We can barely manipulate simple organisms without causing negative second order effects to cascade through our systems.

1 comments

It would be a matter of concentrating specific SNPs that are already identifiable in human populations. There is no need to create new SNPs of unknown outcomes. There would be no difference if the SNP was put there through intervention or if it was inherited by a parent. Since these SNPs already exist the outcomes can and are being studied.
These are the types of assumptions and blindspots that lead to unintended negative effects.

Your approach assumes that the distribution of those SNPs at the population level is immaterial.

What makes an allele attractive at one frequency can expose new liabilities at a different frequency.

>> Your approach assumes that the distribution of those SNPs at the population level is immaterial.

No it doesn't.

  >> What makes an allele attractive at one frequency can expose new liabilities at a different frequency.
So there is this thing called statistics...

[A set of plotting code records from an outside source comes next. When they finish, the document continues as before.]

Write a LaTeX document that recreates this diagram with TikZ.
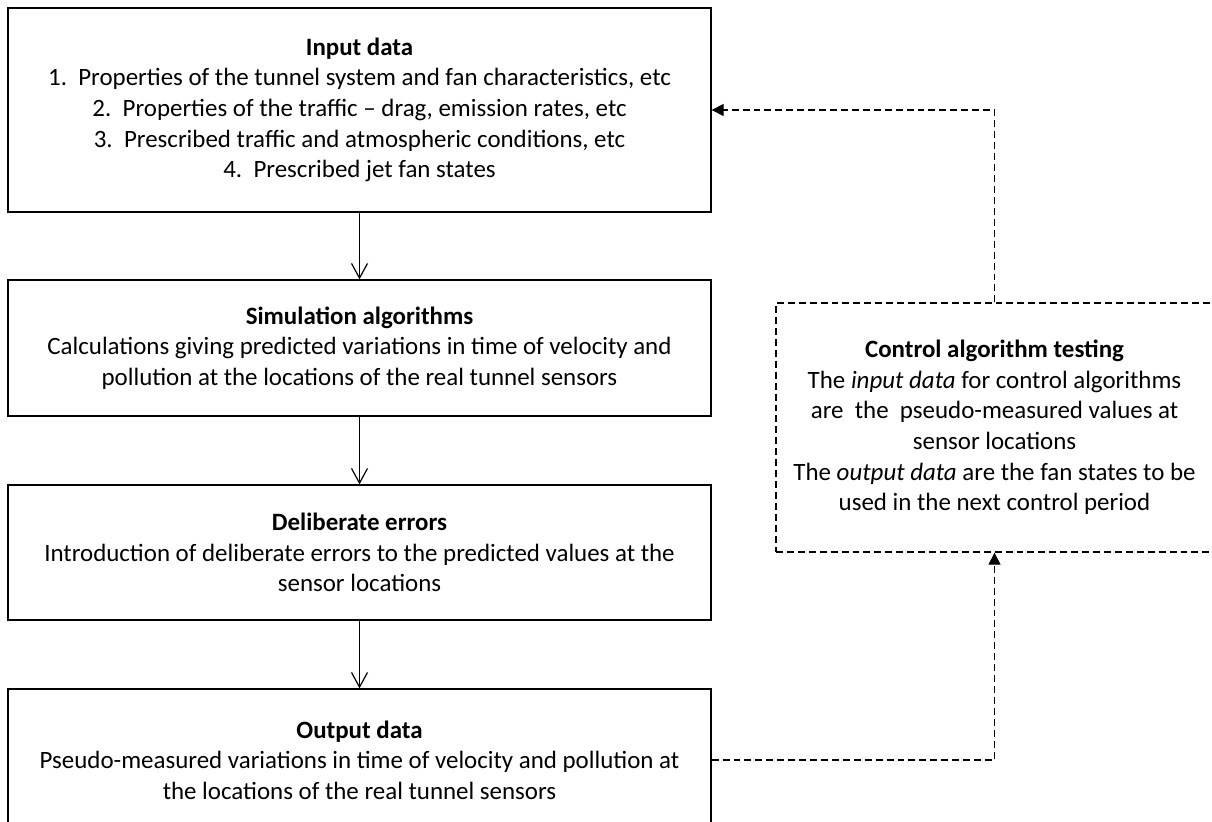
\documentclass[tikz,border=0pt]{standalone}
\usepackage{fontspec}
\setmainfont{Carlito}
\usetikzlibrary{arrows.meta}
\begin{document}
\begin{tikzpicture}[x=0.75pt,y=-0.75pt,
  txt/.style={font=\fontsize{18.7}{23}\selectfont},
  box/.style={draw, line width=1pt, align=center, inner sep=0pt, txt},
  flow/.style={line width=0.9pt, -{Straight Barb[length=11pt,width=12pt,line width=0.9pt]}},
  fb/.style={line width=1pt, dash pattern=on 5.2pt off 3pt, -{Triangle[length=9pt,width=9pt]}}]
\clip (0,0) rectangle (1212,821);
\useasboundingbox (0,0) rectangle (1212,821);
\node[box, minimum width={703*0.75pt}, minimum height={204*0.75pt}] (in) at (359.5,110)
  {\textbf{Input data}\\
   1.\ \ Properties of the tunnel system and fan characteristics, etc\\
   2.\ \ Properties of the traffic -- drag, emission rates, etc\\
   3.\ \ Prescribed traffic and atmospheric conditions, etc\\
   4.\ \ Prescribed jet fan states};
\node[box, minimum width={703*0.75pt}, minimum height={136*0.75pt}] (sim) at (359.5,348)
  {\textbf{Simulation algorithms}\\
   Calculations giving predicted variations in time of velocity and\\
   pollution at the locations of the real tunnel sensors};
\node[box, minimum width={703*0.75pt}, minimum height={135*0.75pt}] (err) at (359.5,552.5)
  {\textbf{Deliberate errors}\\
   Introduction of deliberate errors to the predicted values at the\\
   sensor locations};
\node[box, minimum width={703*0.75pt}, minimum height={142*0.75pt}] (out) at (359.5,760)
  {\textbf{Output data}\\
   Pseudo-measured variations in time of velocity and pollution at\\
   the locations of the real tunnel sensors};
\node[box, dash pattern=on 5.2pt off 3pt, minimum width={437*0.75pt}, minimum height={249*0.75pt}] (ctl) at (994.5,427.5)
  {\textbf{Control algorithm testing}\\
   The \textit{input data} for control algorithms\\
   are\ \ the\ \ pseudo-measured values at\\
   sensor locations\\
   The \textit{output data} are the fan states to be\\
   used in the next control period};
\draw[flow] (in) -- (sim);
\draw[flow] (sim) -- (err);
\draw[flow] (err) -- (out);
\draw[fb] (out.east) -- (out.east -| ctl.south) -- (ctl.south);
\draw[fb] (ctl.north) |- (in.east);
\end{tikzpicture}
\end{document}
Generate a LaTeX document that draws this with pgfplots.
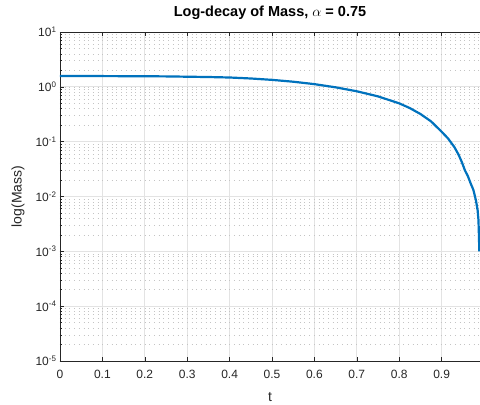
\documentclass[border=0pt]{standalone}
\usepackage{pgfplots}
\pgfplotsset{compat=1.18}
\usepackage{fontspec}
\setmainfont{Liberation Sans}
\definecolor{mblue}{rgb}{0,0.447,0.741}
\definecolor{axgray}{HTML}{262626}
\definecolor{majgrid}{HTML}{E3E3E3}
\definecolor{mingrid}{HTML}{C4C4C4}
\pgfplotstableread{
t m
0 1.57
0.1 1.57
0.2 1.56
0.25 1.55
0.3 1.53
0.35 1.51
0.4 1.48
0.45 1.42
0.5 1.34
0.55 1.24
0.6 1.12
0.65 0.98
0.7 0.83
0.75 0.67
0.8 0.50
0.825 0.41
0.85 0.32
0.875 0.235
0.9 0.152
0.915 0.115
0.93 0.080
0.94 0.058
0.948 0.042
0.955 0.030
0.962 0.0235
0.969 0.017
0.975 0.0132
0.981 0.0085
0.985 0.0056
0.987 0.0037
0.988 0.0020
0.989 0.0010
}\datatable
\begin{document}
\begin{tikzpicture}
\begin{axis}[
  scale only axis,
  width=420pt, height=329pt,
  ymode=log,
  xmin=0, xmax=0.9906,
  ymin=1e-5, ymax=10,
  axis x line=box,
  axis y line*=left,
  axis line style={axgray, line width=0.6pt},
  xtick={0,0.1,...,0.9},
  ytick={1e-5,1e-4,1e-3,1e-2,1e-1,1,10},
  yticklabels={10\textsuperscript{-5},10\textsuperscript{-4},10\textsuperscript{-3},10\textsuperscript{-2},10\textsuperscript{-1},10\textsuperscript{0},10\textsuperscript{1}},
  /pgf/number format/assume math mode=true,
  xticklabel style={/pgf/number format/fixed, /pgf/number format/precision=1, yshift=-6pt},
  tick label style={font=\fontsize{12}{14}\selectfont, text=axgray},
  tick style={axgray, line width=0.5pt},
  major tick length=4pt,
  minor tick length=2pt,
  xmajorgrids, ymajorgrids, yminorgrids,
  major grid style={majgrid, line width=0.7pt},
  minor grid style={mingrid, dash pattern=on 0.8pt off 3.9pt, line width=0.6pt},
  title={\fontsize{14.5}{16}\selectfont\bfseries Log-decay of Mass, $\alpha$ = 0.75},
  title style={at={(axis description cs:0.5,1)}, anchor=center, yshift=13pt},
  xlabel={t}, ylabel={log(Mass)},
  label style={font=\fontsize{14}{16}\selectfont, text=axgray},
  xlabel style={at={(axis description cs:0.5,0)}, anchor=center, yshift=-36pt},
  ylabel style={at={(axis description cs:0,0.5)}, anchor=center, yshift=42pt},
]
\addplot[mblue, line width=2.2pt] table[x=t, y=m] {\datatable};
\end{axis}
\pgfresetboundingbox
\path[use as bounding box] ([shift={(-60pt,-43pt)}]current axis.south west) rectangle ([shift={(0pt,32pt)}]current axis.north east);
\end{tikzpicture}
\end{document}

There is a false assumption in behavioral genetics that behavior and intelligence are weakly linked to 1000s of SNPs which would make it rather difficult to stay within normal bounds, but in reality there are a few rare SNPs that dominates high intelligence. The RCCX genes of TNXB, CYP21A2, and C4 being the strongest. Of these I would focus on only two TNXB SNPs and there are many people walking around today who have them.